Chemical distance in graphs of polynomial growth

TL;DR

This paper establishes bounds on the chemical distance in transitive graphs of polynomial growth and Cayley graphs near critical percolation, demonstrating Lipschitz continuity of time constants in supercritical regimes.

Contribution

It proves an Antal-Pisztora type theorem for polynomial growth graphs and extends results to Cayley graphs, also showing Lipschitz continuity of chemical distance time constants.

Findings

Chemical distance is linearly bounded by graph distance with high probability.

Results apply to Cayley graphs of finitely presented groups near p=1.

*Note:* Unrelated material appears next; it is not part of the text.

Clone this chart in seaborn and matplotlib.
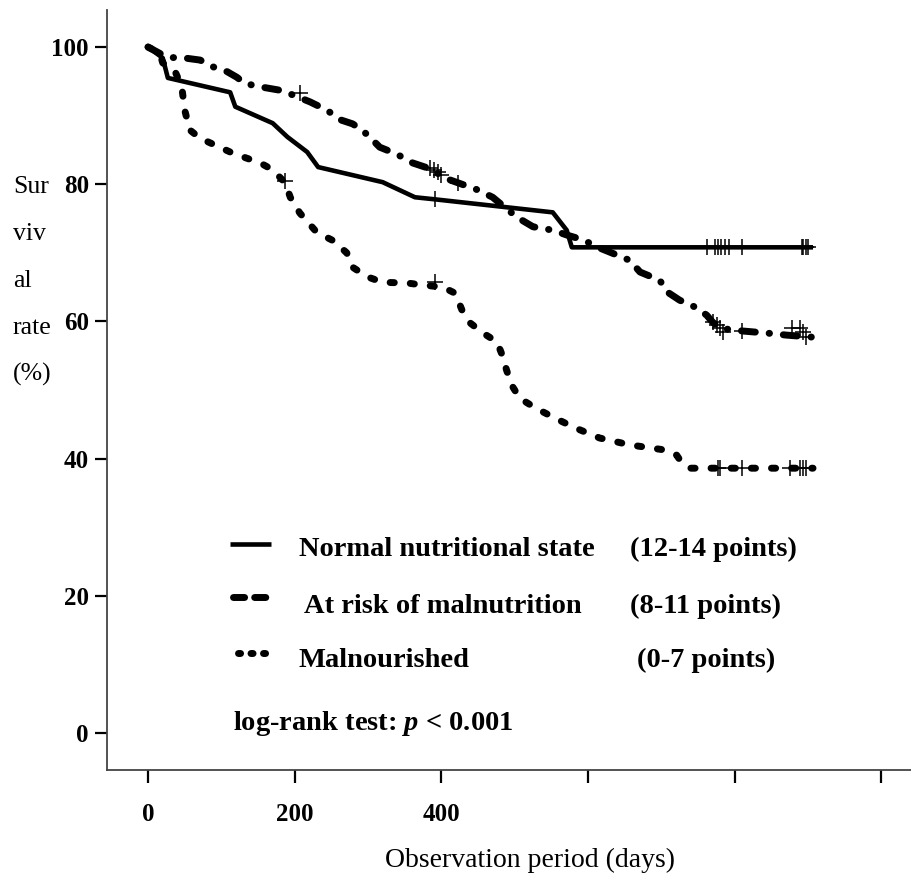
import matplotlib.pyplot as plt
import seaborn as sns
import pandas as pd
from matplotlib.lines import Line2D

# Kaplan-Meier curves (days, survival %)
normal_days = [0, 20, 27, 112, 119, 170, 190, 217, 232, 320, 364, 391, 552, 571, 578, 907]
normal_surv = [100, 98.4, 95.5, 93.4, 91.3, 88.9, 86.9, 84.7, 82.5, 80.3, 78.1, 77.8,
               75.9, 73.3, 70.8, 70.8]

risk_days = [0, 26, 50, 71, 89, 108, 121, 132, 153, 180, 198, 221, 244, 262, 279, 292,
             303, 316, 339, 361, 389, 402, 449, 470, 503, 525, 552, 571, 593, 616, 639,
             657, 671, 698, 708, 725, 748, 762, 770, 780, 811, 844, 871, 907]
risk_surv = [100, 98.5, 98.4, 98.1, 97.1, 96.4, 95.6, 94.7, 94.2, 93.7, 93.0, 92.0, 90.8,
             89.4, 88.8, 87.9, 86.8, 85.4, 84.4, 83.1, 82.1, 81.0, 79.2, 78.1, 75.2, 73.8,
             73.3, 72.6, 71.9, 70.7, 69.7, 68.9, 67.2, 66.0, 64.3, 63.1, 62.0, 60.9, 59.9,
             59.0, 58.6, 58.3, 58.0, 57.7]

mal_days = [0, 16, 20, 37, 46, 50, 57, 71, 116, 153, 170, 187, 194, 207, 230, 252, 271,
            279, 299, 320, 353, 375, 402, 419, 428, 439, 457, 476, 483, 489, 496, 507,
            528, 555, 582, 616, 657, 702, 721, 728, 739, 907]
mal_surv = [100, 99.1, 97.7, 96.4, 94.2, 90.8, 87.9, 86.7, 84.5, 83.1, 82.1, 80.2, 78.1,
            75.8, 73.0, 71.8, 70.0, 67.9, 66.5, 65.7, 65.6, 65.3, 65.0, 64.1, 61.7, 59.8,
            58.3, 57.0, 55.1, 52.9, 50.7, 48.8, 47.4, 45.9, 44.5, 43.0, 42.0, 41.3, 40.5,
            39.4, 38.6, 38.6]

# censored observations
normal_cens_days = [391, 763, 773, 777, 782, 787, 793, 810, 892, 894, 897, 900]
normal_cens_surv = [77.8, 70.8, 70.8, 70.8, 70.8, 70.8, 70.8, 70.8, 70.8, 70.8, 70.8, 70.8]
risk_cens_days = [207, 385, 390, 395, 400, 423, 770, 776, 780, 784, 810, 879, 889, 893, 898]
risk_cens_surv = [93.3, 82.4, 82.1, 81.8, 81.4, 80.2, 59.9, 59.5, 59.0, 58.5, 58.6, 59.0,
                  59.0, 58.5, 57.7]
mal_cens_days = [187, 391, 777, 780, 810, 875, 889, 893, 898]
mal_cens_surv = [80.4, 65.8, 38.6, 38.6, 38.6, 38.6, 38.6, 38.6, 38.6]

x_ticks = [0, 200, 400, 600, 800, 1000]
x_ticklabels = ['0', '200', '400', '', '', '']
y_ticks = [0, 20, 40, 60, 80, 100]

legend_labels = ['Normal nutritional state', 'At risk of malnutrition', 'Malnourished']
legend_points = ['(12-14 points)', '(8-11 points)', '(0-7 points)']
ylabel_parts = ['Sur', 'viv', 'al', 'rate', '(%)']

sns.set_style('white')
plt.rcParams['font.family'] = ['Liberation Serif', 'DejaVu Serif']
plt.rcParams['text.color'] = 'black'
plt.rcParams['xtick.labelcolor'] = 'black'
plt.rcParams['ytick.labelcolor'] = 'black'
plt.rcParams['mathtext.fontset'] = 'custom'
plt.rcParams['mathtext.it'] = 'Liberation Serif:italic:bold'
plt.rcParams['mathtext.rm'] = 'Liberation Serif:bold'

W, H = 912, 877
fig = plt.figure(figsize=(W / 100, H / 100), dpi=100)
ax = fig.add_axes([107 / W, (H - 770) / H, (W - 107) / W, 760 / H])


def fx(px):
    return px / W


def fy(py):
    return 1 - py / H


solid = dict(color='black', lw=3.3, solid_capstyle='butt', solid_joinstyle='round')
dashdot = dict(color='black', lw=5, dash_capstyle='round', ls=(0, (2.0, 2.0, 0.05, 2.0)))
dotted = dict(color='black', lw=5, dash_capstyle='round', ls=(0, (0.6, 2.3)))

sns.lineplot(x=normal_days, y=normal_surv, ax=ax, sort=False, estimator=None, **solid)
sns.lineplot(x=risk_days, y=risk_surv, ax=ax, sort=False, estimator=None, **dashdot)
sns.lineplot(x=mal_days, y=mal_surv, ax=ax, sort=False, estimator=None, **dotted)

for d, s in [(normal_cens_days, normal_cens_surv), (risk_cens_days, risk_cens_surv),
             (mal_cens_days, mal_cens_surv)]:
    sns.scatterplot(x=d, y=s, ax=ax, marker='+', s=130, color='black', linewidth=1.1,
                    zorder=5)

ax.set_xlim(-56, 1042)
ax.set_ylim(-5.4, 105.4)
ax.set_xticks(x_ticks)
ax.set_xticklabels(x_ticklabels)
ax.set_yticks(y_ticks)
ax.tick_params(axis='x', bottom=True, direction='out', length=9.5, width=1.6, pad=14,
               labelsize=18, color='black', labelcolor='black')
ax.tick_params(axis='y', left=True, direction='out', length=9, width=1.6, pad=4,
               labelsize=18, color='black', labelcolor='black')
for lab in ax.get_xticklabels() + ax.get_yticklabels():
    lab.set_fontweight('bold')

sns.despine(ax=ax)
for sp in ['left', 'bottom']:
    ax.spines[sp].set_color('#444444')
    ax.spines[sp].set_linewidth(1.3)
ax.set_xlabel('')
ax.set_ylabel('')

# axis titles
fig.text(fx(530), fy(860), 'Observation period (days)', ha='center', va='center',
         fontsize=20, color='black')
for i, part in enumerate(ylabel_parts):
    fig.text(fx(13), fy(193 + 47 * i), part, ha='left', va='baseline', fontsize=18.5,
             color='black')

# legend drawn by hand
samples = [(230, 271, 544, solid),
           (233, 268, 597, dict(color='black', lw=5, dash_capstyle='round',
                                ls=(0, (1.6, 1.45)))),
           (238, 275, 653, dict(color='black', lw=5, dash_capstyle='round',
                                ls=(0, (0.3, 1.5))))]
for x0, x1, y, st in samples:
    fig.add_artist(Line2D([fx(x0), fx(x1)], [fy(y), fy(y)], **st))

rows_y = [556, 613, 667]
label_x = [299, 304, 299]
point_x = [630, 630, 637]
for lab, pts, y, lx, px in zip(legend_labels, legend_points, rows_y, label_x, point_x):
    fig.text(fx(lx), fy(y), lab, fontsize=20.5, fontweight='bold', va='baseline',
             color='black')
    fig.text(fx(px), fy(y), pts, fontsize=20.5, fontweight='bold', va='baseline',
             color='black')

fig.text(fx(233), fy(730), r'log-rank test: $\mathit{p}$ < 0.001', fontsize=20.5,
         fontweight='bold', va='baseline', color='black')

plt.savefig('out.png', dpi=100)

Time constants are Lipschitz continuous in p above p_c.

Abstract

We prove an Antal-Pisztora type theorem for transitive graphs of polynomial growth. That is, we show that if $G$ is a transitive graph of polynomial growth and $p > p_c(G)$, then for any two sites $x, y$ of $G$ which are connected by a $p$-open path, the chemical distance from $x$ to $y$ is at most a constant times the original graph distance, except with probability exponentially small in the distance from $x$ to $y$. We also prove a similar theorem for general Cayley graphs of finitely presented groups, for $p$ sufficiently close to 1. Lastly, we show that all time constants for the chemical distance on the infinite supercritical cluster of a transitive graph of polynomial growth are Lipschitz continuous as a function of $p$ away from $p_c$.